I have an idea, "HEY! I can lower you some beaks?"
He thinks for a second...
"How about you just lower me a rope!?"
"Ya man our blue dock line is fixed!"
He just grabs on barehanded and starts batmanning up the rope hand over hand with his feet barely touching the wall. "WTF? Is this guy for real?"
"Jeeze this is hard!" Alex says in a half joking, half very serious whimper. He makes it up to just below our camp and says all nonchalantly...
"Hey guys is everything clipped in up there?"
"Cool, hang on guys I'm gunna dyno for your haulbag."
The three of us look at eachother bewildered, "wait, what???"
No sh#t, he gets a good foot hold on the sloper he just caught himself Stallone style on and dynos off the free hanging rope and latches the lip of our big yellow haulbag! He wraps his legs around it and pig wrestles his way up into our camp, mantling effortlessly into my portaledge. Huge smile on his face.
"Hi guys, I'm Alex...nice to meet you. Boy I dunno about this route, aid climbing is hard! ....wow, look at all this stuff you got!"
"Ya, wanna cup of coffee bro?"
"You've got coffee up here?"
"Oh heck ya, we got everything up here. Need anything? Booze, smokes, coffee, pizza? You name it we got it."
"Wow, thank you. Ya know I don't drink coffee. How long have you been up here? I can't imagine how you get all this stuff up here....seems hard. Well thanks guys, nice to meet ya, have a great climb...I gotta keep going."
And just like that he steps off my ledge and continues up the Nipple pitch. His partner Chris shows up a few minutes later and we just look at eachother wide eyed and, he shakes his head..."ya dude, Alex is an animal.... I'll take some coffee!"
We sent him up with a full jug. The monkeys were sending!
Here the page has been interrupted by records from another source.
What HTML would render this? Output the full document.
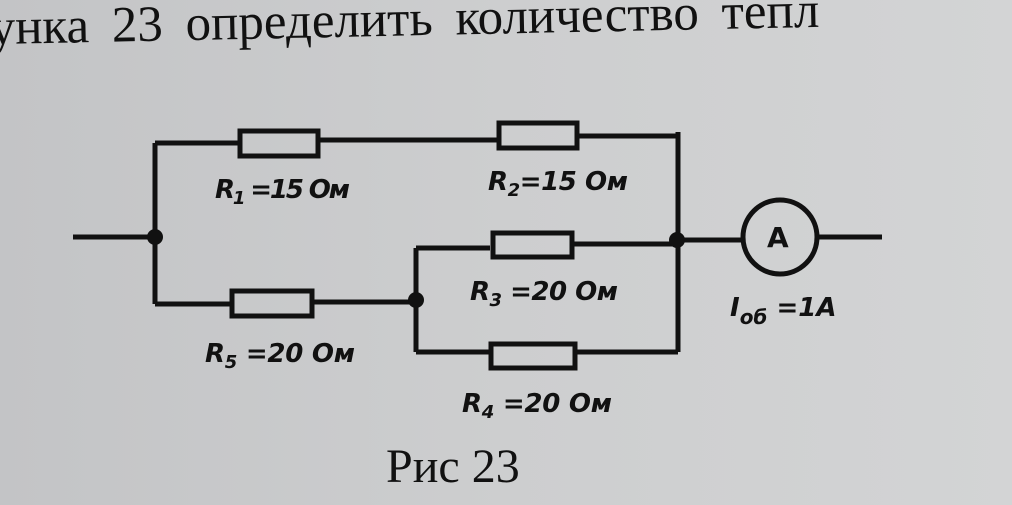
<!DOCTYPE html>
<html><head><meta charset="utf-8"><style>
body{margin:0;width:1012px;height:505px;overflow:hidden;background:linear-gradient(90deg,#c3c4c6 0%,#cdcecf 50%,#d3d4d5 100%);}
svg{position:absolute;left:0;top:0}
</style></head><body>
<svg width="1012" height="505" viewBox="0 0 1012 505">
<g font-family="Liberation Serif, serif" fill="#111">
<text x="-10" y="44" font-size="51" word-spacing="10" transform="rotate(-1.2 0 44)">унка 23 определить количество тепл</text>
<text x="386" y="482" font-size="48">Рис 23</text>
</g>
<g stroke="#111" stroke-width="5" fill="none">
<path d="M73 237H155M155 143V304M155 143H240M318 140H497M577 136H678M678 132V352M678 240H742M818 237H882"/>
<path d="M155 304H232M312 302H416M416 248V352M416 248H490M572 244H678M416 352H490M575 352H678"/>
<rect x="240" y="131" width="78" height="25"/>
<rect x="499" y="123" width="78" height="25"/>
<rect x="493" y="233" width="79" height="24"/>
<rect x="232" y="291" width="80" height="25"/>
<rect x="491" y="344" width="84" height="24"/>
<circle cx="780" cy="237" r="37"/>
</g>
<g fill="#111"><circle cx="155" cy="237" r="8"/><circle cx="416" cy="300" r="8"/><circle cx="677" cy="240" r="8"/></g>
<g font-family="DejaVu Sans, sans-serif" font-weight="bold" fill="#111" font-style="italic">
<text x="215" y="198" font-size="26" textLength="135">R<tspan font-size="18" dy="6">1</tspan><tspan dy="-6"> =15 Ом</tspan></text>
<text x="488" y="190" font-size="26" textLength="140">R<tspan font-size="18" dy="6">2</tspan><tspan dy="-6">=15 Ом</tspan></text>
<text x="470" y="300" font-size="26" textLength="148">R<tspan font-size="18" dy="6">3</tspan><tspan dy="-6"> =20 Ом</tspan></text>
<text x="205" y="362" font-size="26" textLength="150">R<tspan font-size="18" dy="6">5</tspan><tspan dy="-6"> =20 Ом</tspan></text>
<text x="462" y="412" font-size="26" textLength="150">R<tspan font-size="18" dy="6">4</tspan><tspan dy="-6"> =20 Ом</tspan></text>
<text x="730" y="316" font-size="26">I<tspan font-size="20" dy="8">об</tspan><tspan dy="-8"> =1A</tspan></text>
<text x="767" y="247" font-size="28" font-style="normal">A</text>
</g>
</svg>
</body></html>
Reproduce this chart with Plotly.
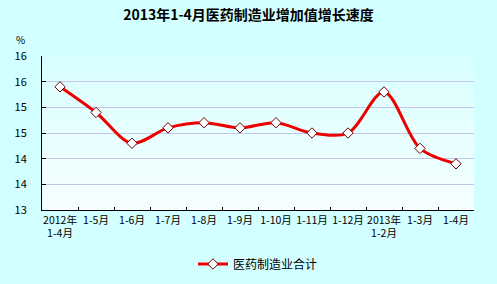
import plotly.graph_objects as go

categories = ["2012年<br>1-4月", "1-5月", "1-6月", "1-7月", "1-8月", "1-9月",
              "1-10月", "1-11月", "1-12月", "2013年<br>1-2月", "1-3月", "1-4月"]
values = [15.4, 14.9, 14.3, 14.6, 14.7, 14.6, 14.7, 14.5, 14.5, 15.3, 14.2, 13.9]
series_name = "医药制造业合计"
title_text = "2013年1-4月医药制造业增加值增长速度"

FONT = "Noto Sans CJK SC, SimSun, sans-serif"

fig = go.Figure()
fig.add_trace(go.Scatter(
    x=categories, y=values, name=series_name,
    mode="lines+markers",
    line=dict(color="#ee0000", width=3, shape="spline", smoothing=0.9),
    marker=dict(symbol="diamond", size=8, color="white",
                line=dict(color="#700000", width=1)),
))

# vertical gradient in plot area
n = 24
top = (0xd8, 0xff, 0xff)
bot = (0xf6, 0xff, 0xff)
shapes = []
for i in range(n):
    t = i / (n - 1)
    c = tuple(int(round(top[k] + (bot[k] - top[k]) * t)) for k in range(3))
    shapes.append(dict(type="rect", xref="paper", yref="paper",
                       x0=0, x1=1, y0=1 - (i + 1) / n, y1=1 - i / n,
                       fillcolor="rgb(%d,%d,%d)" % c, line=dict(width=0),
                       layer="below"))

fig.update_layout(
    width=497, height=284,
    margin=dict(l=42, r=23, t=56, b=74),
    paper_bgcolor="#d2ffff",
    plot_bgcolor="#e8ffff",
    font=dict(family=FONT, size=11, color="black"),
    title=dict(text="<b>" + title_text + "</b>", x=0.5, xanchor="center",
               y=1 - 15 / 284, yanchor="middle",
               font=dict(size=14, family=FONT, color="black")),
    shapes=shapes,
    showlegend=True,
    legend=dict(orientation="h", x=0.5, xanchor="center",
                yref="container", y=1 - 264 / 284, yanchor="middle",
                bgcolor="rgba(0,0,0,0)", font=dict(size=12, family=FONT),
                itemwidth=30),
    xaxis=dict(type="category", tickson="boundaries", ticks="inside",
               range=[-0.5, len(categories) - 0.5],
               ticklen=3, tickcolor="black", showline=True, linecolor="black",
               linewidth=1, showgrid=False, tickangle=0, automargin=False,
               tickfont=dict(size=10.5, family=FONT), fixedrange=True),
    yaxis=dict(range=[13, 16], dtick=0.5, tick0=13, tickformat=".0f",
               ticks="inside", ticklen=4, tickcolor="black",
               showline=True, linecolor="black", linewidth=1,
               showgrid=True, gridcolor="#c4c4ec", gridwidth=1,
               zeroline=False, ticklabelstandoff=12, automargin=False,
               tickfont=dict(size=11, family=FONT), fixedrange=True),
    annotations=[dict(text="%", xref="paper", yref="paper",
                      x=(20 - 42) / 432, y=(210 - 40) / 154,
                      showarrow=False, font=dict(size=10, family=FONT),
                      xanchor="center", yanchor="middle")],
)

fig.write_html("out.html")
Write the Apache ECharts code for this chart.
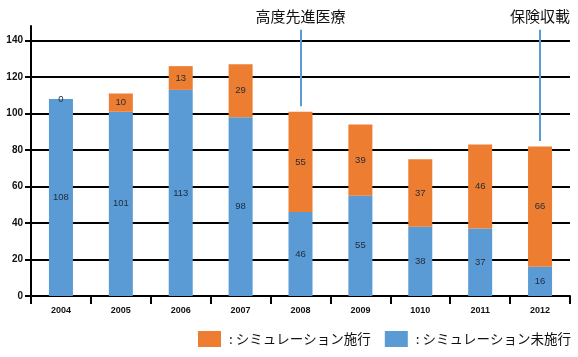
<!DOCTYPE html>
<html><head><meta charset="utf-8">
<script src="https://cdn.jsdelivr.net/npm/echarts@6/dist/echarts.min.js"></script>
<style>html,body{margin:0;padding:0;background:#fff}#c{width:578px;height:357px}</style>
</head><body><div id="c"></div>
<script>
const categories = ['2004','2005','2006','2007','2008','2009','1010','2011','2012'];
const notDone = [108,101,113,98,46,55,38,37,16];
const done = [0,10,13,29,55,39,37,46,66];
const nameDone = 'シミュレーション施行';
const nameNotDone = 'シミュレーション未施行';
const yTicks = [0,20,40,60,80,100,120,140];
const annotations = [
  {label:'高度先進医療', cat:'2008', from:104, to:146},
  {label:'保険収載', cat:'2012', from:85, to:146}
];
const chart = echarts.init(document.getElementById('c'));
const lblStyle = {show:true, position:'inside', color:'#1e2a3a', fontSize:9.5, fontFamily:'Liberation Sans'};
chart.setOption({
  animation:false,
  grid:{left:31, right:8, top:26, bottom:61},
  legend:{
    data:[nameDone, nameNotDone], top:331, left:198, width:380, padding:0,
    itemWidth:23, itemHeight:16, itemGap:14,
    formatter:n=>' : '+n,
    textStyle:{fontSize:13.5, color:'#111', fontFamily:'Noto Sans CJK JP'},
    icon:'rect'
  },
  xAxis:{
    type:'category', data:categories,
    axisLine:{lineStyle:{color:'#000', width:2}},
    axisTick:{show:true, length:8, lineStyle:{color:'#000', width:2}},
    axisLabel:{color:'#111', fontSize:9, fontWeight:'bold', fontFamily:'Liberation Sans', margin:10}
  },
  yAxis:{
    type:'value', min:0, max:148, interval:20,
    axisLine:{show:true, lineStyle:{color:'#000', width:2}},
    axisTick:{show:true, length:6, lineStyle:{color:'#000', width:2}},
    axisLabel:{color:'#111', fontSize:10, fontWeight:'bold', fontFamily:'Liberation Sans', margin:8, showMaxLabel:false},
    splitLine:{show:true, lineStyle:{color:yTicks.map(()=>'#000').concat(['rgba(0,0,0,0)']), width:2}}
  },
  series:[
    {name:nameNotDone, type:'bar', stack:'a', data:notDone, barWidth:24,
     itemStyle:{color:'#5B9BD5'}, label:lblStyle},
    {name:nameDone, type:'bar', stack:'a', data:done, barWidth:24,
     itemStyle:{color:'#ED7D31'}, label:lblStyle,
     markLine:{
       symbol:['none','none'], silent:true,
       lineStyle:{color:'#5B9BD5', width:2, type:'solid'},
       label:{show:true, position:'end', distance:6, color:'#111', fontSize:15, fontFamily:'Noto Sans CJK JP',
              formatter:p=>p.data.name || ''},
       data: annotations.map(a=>[{name:a.label, coord:[a.cat, a.from]}, {coord:[a.cat, a.to]}])
     }}
  ]
});
</script></body></html>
Alex NOT using the one team aider on the Nipple.
So that's my "How I met Alex Honnold Story." The dude is my hero! Endless stoke. A couple years later I was soloing Shortest Straw while David Alfrey and Alex were flying up Lunar Eclipse. I could hear Dave shouting up instructions to Alex how to use cam hooks, “ya man ya just kinda shove it in there, twist, give it a bounce and get on it!”
I thought it was kinda funny Alex had climbed El Cap probly 20+ times but was still learning how to use basic aid gear....lol
I yelled over to him and he remembered our Zodiac meet up.
"How long you up here for this time Lambone?"
"Oh, 7 days or so."
"Jeeze, yer crazy dude!"
"Thanks Alex! Have fun up there on those beaks! YER GUNNA DiE!!!"